- _To do_
Each line that includes "matplotlib" counts once; give the total and nothing besides.

- _Data_
============
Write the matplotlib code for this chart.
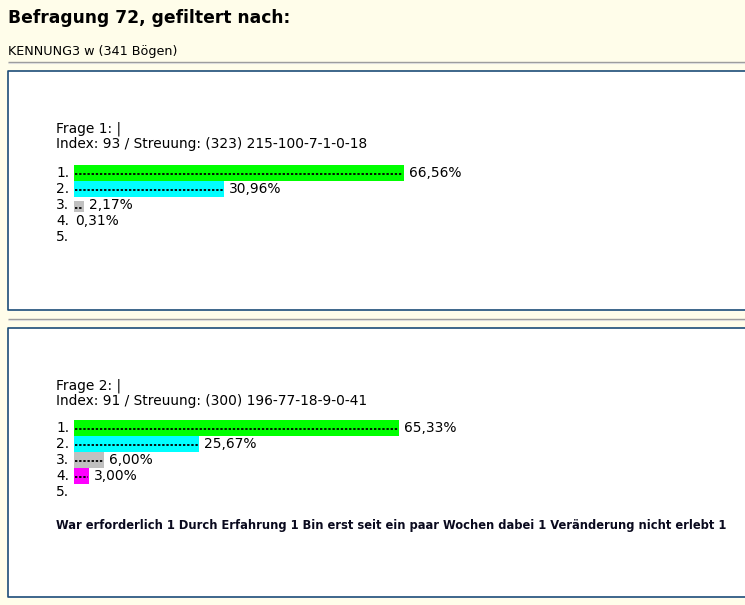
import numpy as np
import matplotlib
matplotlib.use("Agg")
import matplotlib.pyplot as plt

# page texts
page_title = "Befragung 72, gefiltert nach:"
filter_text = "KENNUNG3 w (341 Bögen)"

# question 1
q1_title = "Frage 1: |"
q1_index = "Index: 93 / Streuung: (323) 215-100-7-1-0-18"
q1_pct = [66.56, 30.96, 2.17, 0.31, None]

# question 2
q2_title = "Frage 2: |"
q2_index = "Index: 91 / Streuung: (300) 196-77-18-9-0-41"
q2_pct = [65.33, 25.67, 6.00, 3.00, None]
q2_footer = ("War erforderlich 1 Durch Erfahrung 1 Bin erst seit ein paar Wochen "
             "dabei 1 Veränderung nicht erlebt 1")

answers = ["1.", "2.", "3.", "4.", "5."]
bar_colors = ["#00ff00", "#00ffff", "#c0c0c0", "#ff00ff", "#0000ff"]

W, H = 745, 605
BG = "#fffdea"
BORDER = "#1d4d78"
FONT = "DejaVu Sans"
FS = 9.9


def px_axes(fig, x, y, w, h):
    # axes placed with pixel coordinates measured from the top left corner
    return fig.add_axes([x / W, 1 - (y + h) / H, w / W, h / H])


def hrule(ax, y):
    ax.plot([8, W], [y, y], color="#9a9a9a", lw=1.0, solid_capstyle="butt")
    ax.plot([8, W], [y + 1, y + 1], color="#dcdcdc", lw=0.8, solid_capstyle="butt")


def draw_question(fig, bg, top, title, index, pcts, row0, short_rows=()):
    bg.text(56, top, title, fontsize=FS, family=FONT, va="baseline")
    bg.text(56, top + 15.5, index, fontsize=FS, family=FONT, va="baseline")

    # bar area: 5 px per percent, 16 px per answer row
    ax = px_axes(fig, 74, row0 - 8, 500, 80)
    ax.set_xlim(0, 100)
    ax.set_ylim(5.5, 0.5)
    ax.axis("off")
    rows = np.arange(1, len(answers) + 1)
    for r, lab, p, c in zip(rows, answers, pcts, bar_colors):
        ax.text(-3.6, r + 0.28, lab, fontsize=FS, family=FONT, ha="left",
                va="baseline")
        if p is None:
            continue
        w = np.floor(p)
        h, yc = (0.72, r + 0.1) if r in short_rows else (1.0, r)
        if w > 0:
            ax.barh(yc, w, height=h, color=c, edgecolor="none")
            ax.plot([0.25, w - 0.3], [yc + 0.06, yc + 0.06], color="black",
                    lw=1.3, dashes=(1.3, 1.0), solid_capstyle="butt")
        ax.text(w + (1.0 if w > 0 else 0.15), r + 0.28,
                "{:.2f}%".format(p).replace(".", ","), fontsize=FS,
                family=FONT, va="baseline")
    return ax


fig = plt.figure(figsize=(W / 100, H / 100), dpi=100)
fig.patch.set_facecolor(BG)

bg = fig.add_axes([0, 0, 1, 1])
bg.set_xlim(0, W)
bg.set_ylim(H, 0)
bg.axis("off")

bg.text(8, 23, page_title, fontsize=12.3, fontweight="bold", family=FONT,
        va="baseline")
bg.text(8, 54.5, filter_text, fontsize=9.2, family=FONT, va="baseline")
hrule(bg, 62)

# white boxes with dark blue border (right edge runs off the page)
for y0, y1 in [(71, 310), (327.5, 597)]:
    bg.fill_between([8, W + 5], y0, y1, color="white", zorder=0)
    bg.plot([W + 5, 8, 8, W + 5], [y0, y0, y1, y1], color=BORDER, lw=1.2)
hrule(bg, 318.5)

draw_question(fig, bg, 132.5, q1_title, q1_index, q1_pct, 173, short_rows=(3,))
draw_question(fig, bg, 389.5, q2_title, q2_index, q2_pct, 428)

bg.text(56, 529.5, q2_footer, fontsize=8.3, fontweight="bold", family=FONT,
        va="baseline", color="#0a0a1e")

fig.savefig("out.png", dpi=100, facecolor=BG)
============
- _Written solution_
4